Seemingly, one of the few hotels that was open year round was the non extant Luxor Hotel, located a few hundred metres behind the Winter Palace, and it had an even larger garden.
This was convenient for explorers, authors and artists. Both the Winter Palace and the Luxor Hotel offered their residents the facility of post offices. Letters with posted or arrival seals from those offices have now become highly esteemed collector’s items by serious philatelists.
Spread and scattered are photos of all the VIP’s who visited Luxor throughout the twentieth century. Perhaps among the most notable were the heads of states. For example, King Victor Emmanuel III visited it in the 1930s and is known to have come back to Egypt when he was exiled only a decade and a half later. Luxor was also an inspiration for Agatha Christie’s Murder on the Nile and gave its name to a prominent hotel in Las Vegas as well as a cinema in Paris.
The streets, scenery and temples of Luxor are also glamorously featured in the local cinema industry of the fifties and the sixties.
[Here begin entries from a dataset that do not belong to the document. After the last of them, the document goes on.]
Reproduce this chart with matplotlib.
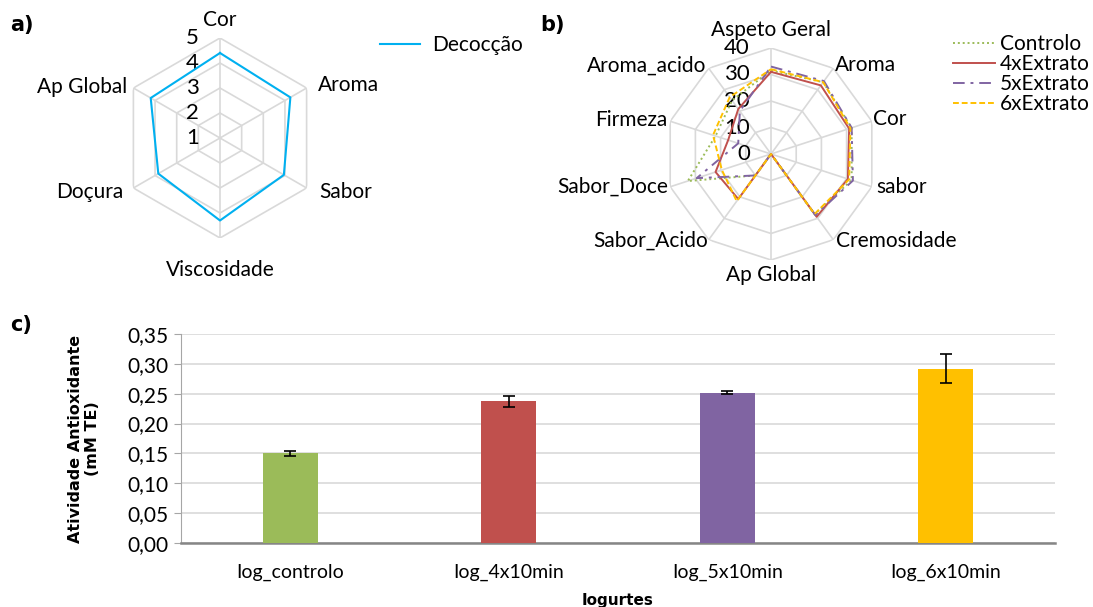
import numpy as np
import matplotlib.pyplot as plt

plt.rcParams['font.family'] = ['Lato', 'DejaVu Sans']

# ---- data -------------------------------------------------------------
a_cats = ['Cor', 'Aroma', 'Sabor', 'Viscosidade', 'Doçura', 'Ap Global']
a_decoccao = [4.4, 4.25, 3.95, 4.3, 3.85, 4.2]

b_cats = ['Aspeto Geral', 'Aroma', 'Cor', 'sabor', 'Cremosidade', 'Ap Global',
          'Sabor_Acido', 'Sabor_Doce', 'Firmeza', 'Aroma_acido']
b_controlo = [31.5, 33.5, 32, 32, 28, 0, 10, 33, 22, 25]
b_4x = [31, 32, 31, 30.5, 29.3, 0, 21, 22, 17, 21]
b_5x = [33, 34, 32, 32.5, 28.5, 0, 10, 29.5, 13, 20]
b_6x = [32, 33.5, 31.5, 31, 28, 0, 22, 19.5, 23, 26.5]

c_cats = ['Iog_controlo', 'Iog_4x10min', 'Iog_5x10min', 'Iog_6x10min']
c_vals = [0.150, 0.237, 0.252, 0.292]
c_err = [0.0035, 0.0095, 0.0028, 0.024]
c_yticks = [0.0, 0.05, 0.10, 0.15, 0.20, 0.25, 0.30, 0.35]

GRID = '#d9d9d9'
W, H = 1093, 607

fig = plt.figure(figsize=(W / 100, H / 100), dpi=100)


def box(x0, y0, x1, y1):
    # pixel box (top-left origin) -> figure fraction
    return [x0 / W, 1 - y1 / H, (x1 - x0) / W, (y1 - y0) / H]


def radar_axes(rect, cats, rmin, rmax, levels, label_off, tick_vals):
    ax = fig.add_axes(rect, projection='polar')
    ax.set_theta_zero_location('N')
    ax.set_theta_direction(-1)
    ax.grid(False)
    ax.spines['polar'].set_visible(False)
    ax.patch.set_visible(False)
    ax.set_xticks([])
    ax.set_yticks([])
    ax.set_ylim(rmin, rmax)
    n = len(cats)
    th = np.linspace(0, 2 * np.pi, n, endpoint=False)
    thc = np.append(th, th[0])
    for lv in levels:
        ax.plot(thc, [lv] * (n + 1), color=GRID, lw=1.2, zorder=1)
    for t in th:
        ax.plot([t, t], [rmin, rmax], color=GRID, lw=1.2, zorder=1)
    for t, c, (dx, dy, ha) in zip(th, cats, label_off):
        ax.annotate(c, xy=(t, rmax), xytext=(dx, dy), textcoords='offset pixels',
                    ha=ha, va='center', fontsize=15, annotation_clip=False)
    for v in tick_vals:
        ax.annotate(f'{v}', xy=(0, v), xytext=(-21, 0), textcoords='offset pixels',
                    ha='right', va='center', fontsize=16, annotation_clip=False)
    return ax, thc


# ---- a) ---------------------------------------------------------------
a_off = [(0, 18, 'center'), (11, 3, 'left'), (13, -4, 'left'),
         (0, -32, 'center'), (-10, -4, 'right'), (-6, 1, 'right')]
ax_a, th_a = radar_axes(box(120, 38, 320, 238), a_cats, 1, 5, [2, 3, 4, 5],
                        a_off, [1, 2, 3, 4, 5])
ax_a.plot(th_a, a_decoccao + a_decoccao[:1], color='#00b0f0', lw=1.5,
          zorder=3, label='Decocção')
fig.legend(*ax_a.get_legend_handles_labels(), loc='center left',
           bbox_to_anchor=(380 / W, 1 - 45 / H), frameon=False, fontsize=15,
           borderpad=0, borderaxespad=0, handlelength=1.9, handletextpad=0.6)
fig.text(10 / W, 1 - 25 / H, 'a)', fontsize=15, fontweight='bold',
         family='DejaVu Sans', va='center')

# ---- b) ---------------------------------------------------------------
b_off = [(0, 18, 'center'), (2, 3, 'left'), (1, 2, 'left'), (4, 0, 'left'),
         (3, -1, 'left'), (0, -15, 'center'), (-1, -1, 'right'),
         (-2, 0, 'right'), (-3, 1, 'right'), (-2, 3, 'right')]
ax_b, th_b = radar_axes(box(665, 48, 877, 260), b_cats, 0, 40,
                        [10, 20, 30, 40], b_off, [0, 10, 20, 30, 40])
series = [
    ('Controlo', b_controlo, '#9bbb59', (0, (1, 1.5))),
    ('4xExtrato', b_4x, '#c0504d', '-'),
    ('5xExtrato', b_5x, '#8064a2', (0, (6, 3, 1.5, 3))),
    ('6xExtrato', b_6x, '#ffc000', (0, (3, 1.5))),
]
for name, vals, col, ls in series:
    ax_b.plot(th_b, vals + vals[:1], color=col, ls=ls, lw=1.4, zorder=3,
              label=name)
fig.legend(*ax_b.get_legend_handles_labels(), loc='upper left',
           bbox_to_anchor=(953 / W, 1 - 34 / H), frameon=False, fontsize=15,
           borderpad=0, borderaxespad=0, handlelength=2.0,
           handletextpad=0.25, labelspacing=0.0)
fig.text(540 / W, 1 - 25 / H, 'b)', fontsize=15, fontweight='bold',
         family='DejaVu Sans', va='center')

# ---- c) ---------------------------------------------------------------
ax_c = fig.add_axes(box(181, 334, 1055, 543))
x = np.arange(len(c_cats))
ax_c.bar(x, c_vals, width=0.25, color=['#9bbb59', '#c0504d', '#8064a2', '#ffc000'],
         zorder=3)
ax_c.errorbar(x, c_vals, yerr=c_err, fmt='none', ecolor='black', elinewidth=1.2,
              capsize=4, capthick=1.2, zorder=4)
ax_c.set_xlim(-0.5, 3.5)
ax_c.set_ylim(0, 0.35)
ax_c.set_yticks(c_yticks)
ax_c.set_yticklabels([f'{v:.2f}'.replace('.', ',') for v in c_yticks], fontsize=15)
ax_c.set_xticks(x)
ax_c.set_xticklabels(c_cats, fontsize=14)
ax_c.tick_params(axis='x', length=0, pad=15)
ax_c.tick_params(axis='y', length=5, color='#a6a6a6', pad=4)
ax_c.grid(axis='y', color=GRID, lw=1.2, zorder=0)
for s in ['top', 'right']:
    ax_c.spines[s].set_visible(False)
ax_c.spines['left'].set_color('#a6a6a6')
ax_c.spines['bottom'].set_color('#868686')
ax_c.spines['bottom'].set_linewidth(1.8)
ax_c.set_ylabel('Atividade Antioxidante\n(mM TE)', fontsize=11.5,
                fontweight='bold', family='DejaVu Sans', labelpad=20,
                linespacing=1.15)
fig.text(618 / W, 1 - 600 / H, 'Iogurtes', fontsize=11, fontweight='bold',
         family='DejaVu Sans', ha='center', va='center')
fig.text(10 / W, 1 - 325 / H, 'c)', fontsize=15, fontweight='bold',
         family='DejaVu Sans', va='center')

fig.savefig('out.png', dpi=100, facecolor='white')
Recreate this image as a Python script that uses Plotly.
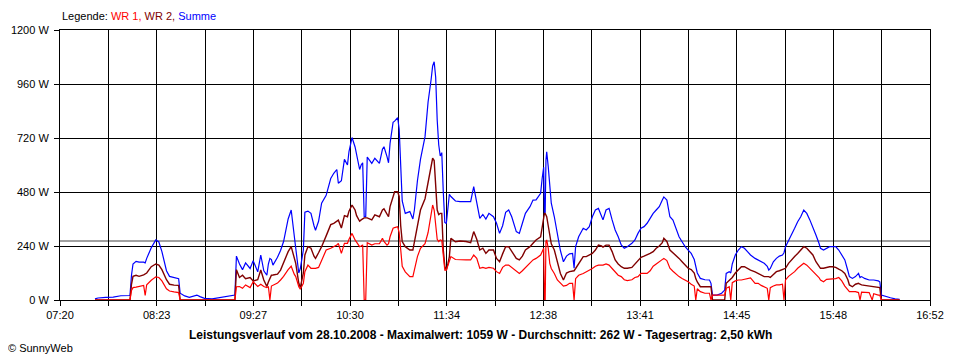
import plotly.graph_objects as go
import pandas as pd

DAY = "2008-10-28"

# time of day, WR 1 (red), WR 2 (dark red), Summe (blue) in W
times = [
    "07:43", "07:45", "07:50", "07:55", "08:00", "08:06", "08:07", "08:08", "08:10", "08:12",
    "08:15", "08:16", "08:17", "08:20", "08:23", "08:25", "08:27", "08:30", "08:32", "08:35",
    "08:38", "08:39", "08:42", "08:45", "08:48", "08:50", "08:52", "08:55", "09:00", "09:05",
    "09:10", "09:15", "09:16", "09:18", "09:20", "09:22", "09:25", "09:27", "09:30", "09:32",
    "09:34", "09:36", "09:37", "09:38", "09:39", "09:40", "09:43", "09:45", "09:47", "09:50",
    "09:52", "09:54", "09:55", "09:57", "09:58", "10:00", "10:01", "10:03", "10:05", "10:07",
    "10:08", "10:10", "10:12", "10:15", "10:18", "10:20", "10:22", "10:23", "10:25", "10:27",
    "10:29", "10:30", "10:32", "10:34", "10:35", "10:37", "10:38", "10:39", "10:40", "10:41",
    "10:42", "10:45", "10:47", "10:50", "10:52", "10:53", "10:55", "10:56", "10:57", "10:58",
    "10:59", "11:00", "11:02", "11:03", "11:04", "11:05", "11:07", "11:10", "11:12", "11:13",
    "11:15", "11:17", "11:20", "11:22", "11:24", "11:25", "11:26", "11:27", "11:28", "11:29",
    "11:30", "11:31", "11:32", "11:33", "11:34", "11:35", "11:36", "11:37", "11:40", "11:43",
    "11:45", "11:47", "11:50", "11:52", "11:54", "11:56", "11:58", "12:00", "12:02", "12:05",
    "12:07", "12:09", "12:11", "12:13", "12:15", "12:17", "12:20", "12:22", "12:24", "12:26",
    "12:29", "12:31", "12:33", "12:36", "12:37", "12:38", "12:38:30", "12:39", "12:39:30", "12:40",
    "12:41", "12:42", "12:43", "12:45", "12:47", "12:49", "12:51", "12:53", "12:55", "12:57",
    "12:58", "12:59", "13:01", "13:04", "13:06", "13:08", "13:10", "13:12", "13:14", "13:16",
    "13:17", "13:19", "13:21", "13:23", "13:25", "13:27", "13:29", "13:31", "13:33", "13:36",
    "13:38", "13:40", "13:42", "13:44", "13:46", "13:48", "13:50", "13:52", "13:54", "13:56",
    "13:57", "13:59", "14:01", "14:03", "14:05", "14:07", "14:09", "14:11", "14:13", "14:15",
    "14:17", "14:18", "14:19", "14:21", "14:24", "14:27", "14:28", "14:29", "14:32", "14:35",
    "14:37", "14:38", "14:40", "14:41", "14:42", "14:44", "14:46", "14:48", "14:50", "14:52",
    "14:54", "14:57", "14:59", "15:01", "15:03", "15:05", "15:06", "15:07", "15:09", "15:11",
    "15:13", "15:15", "15:16", "15:17", "15:19", "15:21", "15:23", "15:25", "15:27", "15:29",
    "15:31", "15:33", "15:35", "15:37", "15:39", "15:40", "15:42", "15:44", "15:46", "15:48",
    "15:50", "15:52", "15:54", "15:56", "15:58", "15:59", "16:01", "16:03", "16:05", "16:06",
    "16:07", "16:09", "16:12", "16:14", "16:15", "16:18", "16:19", "16:20", "16:23", "16:26",
    "16:29", "16:32",
]

wr1 = [
    0, 0, 0, 0, 0, 0, 42, 55, 57, 60,
    65, 20, 68, 88, 103, 100, 85, 50, 40, 36,
    33, 0, 0, 0, 0, 0, 0, 0, 0, 0,
    0, 0, 59, 60, 52, 67, 55, 81, 60, 70,
    60, 55, 60, 0, 62, 65, 75, 89, 105, 135,
    150, 115, 104, 59, 48, 74, 126, 155, 141, 141,
    141, 145, 178, 222, 230, 237, 244, 252, 207, 252,
    252, 270, 296, 267, 255, 237, 240, 245, 0, 0,
    255, 244, 250, 250, 274, 260, 244, 250, 281, 300,
    319, 322, 326, 300, 220, 150, 125, 104, 104, 130,
    193, 230, 250, 300, 385, 422, 400, 340, 270, 260,
    267, 265, 200, 133, 133, 150, 170, 193, 180, 178,
    178, 178, 178, 200, 185, 141, 145, 141, 145, 141,
    126, 118, 145, 155, 155, 145, 126, 118, 130, 145,
    163, 178, 185, 200, 215, 230, 0, 0, 260, 267,
    230, 163, 140, 118, 89, 74, 62, 65, 74, 74,
    0, 95, 110, 118, 125, 133, 140, 150, 155, 155,
    155, 160, 155, 140, 126, 110, 104, 90, 86, 90,
    100, 104, 118, 118, 118, 130, 150, 160, 170, 180,
    185, 175, 141, 128, 115, 104, 96, 90, 81, 70,
    62, 0, 50, 37, 30, 30, 0, 22, 22, 22,
    22, 52, 59, 0, 77, 85, 89, 89, 92, 95,
    98, 74, 74, 65, 60, 52, 0, 55, 62, 67,
    67, 70, 0, 89, 105, 115, 126, 141, 150, 163,
    155, 141, 126, 115, 100, 89, 81, 92, 92, 92,
    95, 100, 85, 62, 45, 37, 37, 37, 33, 0,
    35, 33, 33, 0, 28, 22, 22, 0, 0, 0,
    0, 0,
]

wr2 = [
    0, 0, 0, 0, 0, 0, 70, 105, 110, 105,
    112, 115, 120, 148, 160, 155, 135, 90, 70, 66,
    65, 0, 0, 0, 0, 0, 0, 0, 0, 0,
    0, 0, 135, 100, 110, 95, 100, 85, 90, 133,
    89, 60, 80, 100, 110, 111, 115, 133, 165, 215,
    237, 190, 163, 74, 55, 120, 200, 237, 230, 195,
    185, 210, 237, 285, 335, 341, 350, 355, 320, 375,
    370, 395, 422, 400, 375, 350, 356, 360, 365, 365,
    365, 356, 378, 370, 400, 405, 380, 370, 415, 440,
    460, 481, 481, 460, 330, 260, 237, 222, 222, 260,
    320, 400, 450, 520, 593, 630, 620, 530, 400, 380,
    385, 385, 222, 150, 133, 160, 193, 274, 259, 262,
    262, 260, 255, 304, 270, 222, 230, 207, 222, 222,
    185, 170, 205, 237, 237, 215, 185, 178, 195, 222,
    237, 252, 267, 281, 326, 378, 385, 385, 380, 370,
    330, 281, 250, 222, 163, 118, 89, 120, 126, 130,
    130, 140, 163, 193, 193, 200, 207, 222, 244, 240,
    235, 244, 244, 215, 178, 160, 148, 141, 141, 145,
    160, 178, 190, 195, 200, 207, 215, 230, 240, 255,
    274, 260, 222, 210, 200, 185, 170, 155, 141, 135,
    120, 95, 80, 59, 59, 59, 59, 0, 0, 0,
    0, 74, 89, 95, 100, 120, 133, 148, 148, 140,
    133, 125, 118, 110, 104, 104, 104, 100, 115, 126,
    130, 135, 138, 141, 163, 180, 193, 207, 222, 237,
    230, 215, 200, 170, 148, 141, 141, 145, 148, 148,
    145, 137, 130, 118, 90, 67, 59, 70, 74, 70,
    67, 65, 62, 60, 60, 59, 55, 0, 0, 0,
    0, 0,
]

summe = [
    5, 9, 12, 13, 19, 20, 110, 160, 172, 168,
    168, 165, 185, 232, 267, 258, 215, 130, 105, 100,
    95, 30, 18, 12, 17, 22, 15, 7, 5, 10,
    18, 22, 195, 160, 135, 165, 140, 175, 125, 200,
    130, 110, 160, 185, 180, 155, 190, 220, 260, 360,
    400, 300, 230, 120, 140, 222, 390, 395, 385, 330,
    310, 350, 430, 465, 540, 563, 580, 519, 530, 625,
    600, 660, 722, 680, 640, 580, 600, 610, 370, 370,
    635, 607, 630, 607, 670, 681, 637, 610, 696, 740,
    790, 795, 810, 760, 550, 440, 385, 393, 360, 400,
    530, 625, 726, 880, 980, 1040, 1059, 990, 800, 690,
    640, 655, 480, 345, 340, 420, 470, 460, 440, 437,
    437, 437, 437, 504, 430, 363, 380, 360, 385, 370,
    341, 296, 330, 390, 400, 370, 304, 296, 341, 385,
    415, 444, 445, 474, 540, 590, 385, 390, 620, 659,
    593, 519, 430, 370, 300, 220, 170, 195, 205, 207,
    141, 237, 281, 319, 311, 326, 370, 400, 407, 378,
    356, 400, 407, 356, 311, 281, 245, 230, 237, 252,
    267, 296, 319, 326, 341, 363, 385, 400, 415, 444,
    458, 444, 370, 355, 319, 281, 259, 237, 222, 207,
    180, 140, 120, 96, 90, 89, 74, 22, 22, 30,
    44, 118, 126, 120, 160, 200, 222, 237, 230, 215,
    200, 185, 178, 170, 163, 150, 133, 140, 170, 185,
    195, 200, 210, 237, 267, 296, 319, 348, 370, 400,
    385, 356, 326, 289, 252, 230, 222, 230, 237, 237,
    237, 222, 200, 178, 130, 104, 96, 104, 118, 100,
    104, 96, 89, 89, 89, 85, 81, 22, 15, 10,
    5, 3,
]

x_tick_labels = ["07:20", "08:23", "09:27", "10:30", "11:34",
                 "12:38", "13:41", "14:45", "15:48", "16:52"]
y_tick_values = [0, 240, 480, 720, 960, 1200]
y_tick_labels = ["0 W", "240 W", "480 W", "720 W", "960 W", "1200 W"]
average_w = 262
title_text = ("Leistungsverlauf vom 28.10.2008 - Maximalwert: 1059 W - "
              "Durchschnitt: 262 W - Tagesertrag: 2,50 kWh")


def ts(s):
    if len(s) == 5:
        s = s + ":00"
    return f"{DAY} {s}"


x = [ts(s) for s in times]

start = pd.Timestamp(ts(x_tick_labels[0]))
end = pd.Timestamp(ts(x_tick_labels[-1]))
n_int = 2 * (len(x_tick_labels) - 1)
tick_vals = [(start + (end - start) * k / n_int).strftime("%Y-%m-%d %H:%M:%S.%f")
             for k in range(n_int + 1)]
tick_text = [x_tick_labels[k // 2] if k % 2 == 0 else "" for k in range(n_int + 1)]

FONT = "Liberation Sans, Arial, sans-serif"

fig = go.Figure()
fig.add_trace(go.Scatter(x=x, y=summe, mode="lines", name="Summe",
                         line=dict(color="#0000FF", width=1.2)))
fig.add_trace(go.Scatter(x=x, y=wr2, mode="lines", name="WR 2",
                         line=dict(color="#800000", width=1.4)))
fig.add_trace(go.Scatter(x=x, y=wr1, mode="lines", name="WR 1",
                         line=dict(color="#FF0000", width=1.2)))

fig.add_shape(type="line", xref="paper", x0=0, x1=1, yref="y",
              y0=average_w, y1=average_w, line=dict(color="#808080", width=1.5),
              layer="below")

# the page adds an 8 px body margin, so the figure is sized/offset to compensate
fig.update_layout(
    width=952, height=352,
    margin=dict(l=52, r=30, t=22, b=60),
    paper_bgcolor="white", plot_bgcolor="white",
    showlegend=False,
    font=dict(family=FONT, size=11, color="black"),
    xaxis=dict(
        type="date",
        range=[start.strftime("%Y-%m-%d %H:%M:%S"), end.strftime("%Y-%m-%d %H:%M:%S")],
        tickmode="array", tickvals=tick_vals, ticktext=tick_text,
        showgrid=True, gridcolor="black", gridwidth=1,
        showline=True, linecolor="black", linewidth=1, mirror=True,
        ticks="outside", ticklen=5, tickcolor="black", tickwidth=1,
        tickfont=dict(family=FONT, size=11, color="black"),
        zeroline=False, fixedrange=True, automargin=False,
    ),
    yaxis=dict(
        range=[0, 1200],
        tickmode="array", tickvals=y_tick_values, ticktext=y_tick_labels,
        showgrid=True, gridcolor="black", gridwidth=1,
        showline=True, linecolor="black", linewidth=1, mirror=True,
        ticks="outside", ticklen=5, tickcolor="black", tickwidth=1,
        ticklabelstandoff=3,
        tickfont=dict(family=FONT, size=11, color="black"),
        zeroline=False, fixedrange=True, automargin=False,
    ),
)

fig.add_annotation(
    xref="paper", yref="paper", x=0.0, y=1 + 13.5 / 270, xanchor="left", yanchor="middle",
    showarrow=False, font=dict(family=FONT, size=11, color="black"),
    text=("Legende: <span style='color:#FF0000'>WR 1,</span> "
          "<span style='color:#800000'>WR 2,</span> "
          "<span style='color:#0000FF'>Summe</span>"),
)
fig.add_annotation(
    xref="paper", yref="paper", x=(480 - 60) / 870, y=-35 / 270, xanchor="center",
    yanchor="middle", showarrow=False,
    font=dict(family=FONT, size=12, color="black"),
    text="<b>" + title_text + "</b>",
)
fig.add_annotation(
    xref="paper", yref="paper", x=(6 - 60) / 870, y=-48 / 270, xanchor="left",
    yanchor="middle", showarrow=False,
    font=dict(family=FONT, size=11, color="black"),
    text="© SunnyWeb",
)

fig.write_html("out.html")
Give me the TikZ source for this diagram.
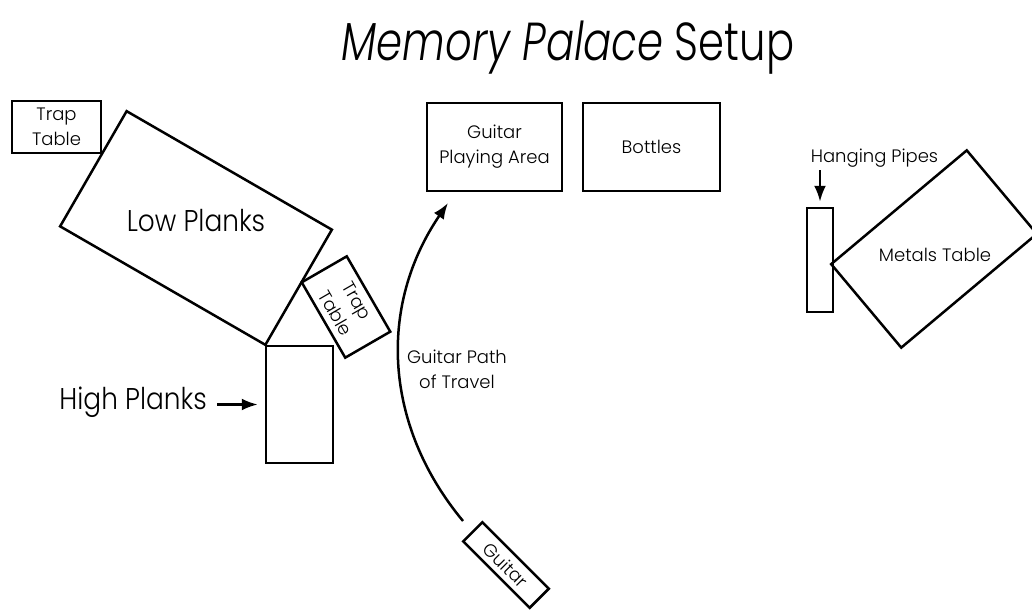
\documentclass[tikz,border=0pt]{standalone}
\usepackage{fontspec}
\setmainfont{Poppins}[UprightFont=* Light,ItalicFont=* Light Italic]
\newfontfamily\titlefont{Poppins}[UprightFont=* Light,ItalicFont=* Light Italic,FakeStretch=0.78]
\newfontfamily\bigfont{Poppins}[UprightFont=* Light,FakeStretch=0.88]
\usetikzlibrary{arrows.meta}

\begin{document}
\begin{tikzpicture}[x=1pt,y=-1pt,
		thing/.style={draw,line width=2.5pt,inner sep=0pt,align=center,font=\fontsize{18}{25}\selectfont},
		label/.style={inner sep=0pt,align=center,font=\fontsize{18}{25}\selectfont},
		biglabel/.style={inner sep=0pt,font=\bigfont\fontsize{30}{34}\selectfont},
		arr/.style={line width=2.5pt,-{Latex[length=16pt,width=12pt]}}]
	\useasboundingbox (0,0) rectangle (1032,610);
	\node[anchor=base,inner sep=0pt,font=\titlefont\fontsize{53.5}{60}\selectfont] (title) at (568,60) {\textit{Memory Palace} Setup};
	% left side
	\node[thing,minimum width=89pt,minimum height=52pt] (traptop) at (56.5,127) {Trap\\Table};
	\node[thing,rotate=-30,minimum width=237pt,minimum height=133pt] (lowplanks) at (196,228) {};
	\node[biglabel] (lowlabel) at (196,221) {Low Planks};
	\node[thing,rotate=-60,minimum width=87pt,minimum height=52pt] (trapmid) at (346,307) {Trap\\Table};
	\node[thing,minimum width=67pt,minimum height=117pt] (highplanks) at (299.5,404.5) {};
	\node[biglabel,anchor=base east] (highlabel) at (207,409) {High Planks};
	\draw[arr] ([xshift=10pt]highlabel.east |- highplanks.west) -- ([xshift=-7pt]highplanks.west);
	% middle
	\node[thing,minimum width=135pt,minimum height=88pt] (playarea) at (494.5,147) {Guitar\\Playing Area};
	\node[thing,minimum width=137pt,minimum height=88pt] (bottles) at (651.5,147) {Bottles};
	\node[thing,rotate=-45,minimum width=94pt,minimum height=27pt] (guitar) at (506,565) {Guitar};
	\node[label] (pathlabel) at (457,369) {Guitar Path\\of Travel};
	\coordinate (pathstart) at (463,521);
	\coordinate (pathend) at (448,203);
	\draw[arr] (pathstart) to[bend left=37] (pathend);
	% right side
	\node[thing,minimum width=26pt,minimum height=104pt] (pipes) at (820,260) {};
	\node[label] (pipeslabel) at (874.5,158) {Hanging Pipes};
	\draw[arr] (pipes.north |- 0,170) -- ([yshift=5pt]pipes.north);
	\node[thing,rotate=40,minimum width=177pt,minimum height=109pt] (metals) at (934,249) {};
	\node[label] (metalslabel) at (935,255) {Metals Table};
\end{tikzpicture}
\end{document}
Faten Hamama and Omar Sherif are filmed with the columns of Luxor temples in the backdrop of the screen. A decade later, the movie Gharam fil Karnak (Love in Karnak) staring Farida Fahmy and Mahmoud Reda performed their folkloric dances in its streets in an almost parade style. For generations to come their troop riding caliches and chanting “Luxor Baladna Balad Suwah,” (Luxor our tourist town) on the corniche of the Nile will be sang by almost every Egyptian school trip that visits Luxor.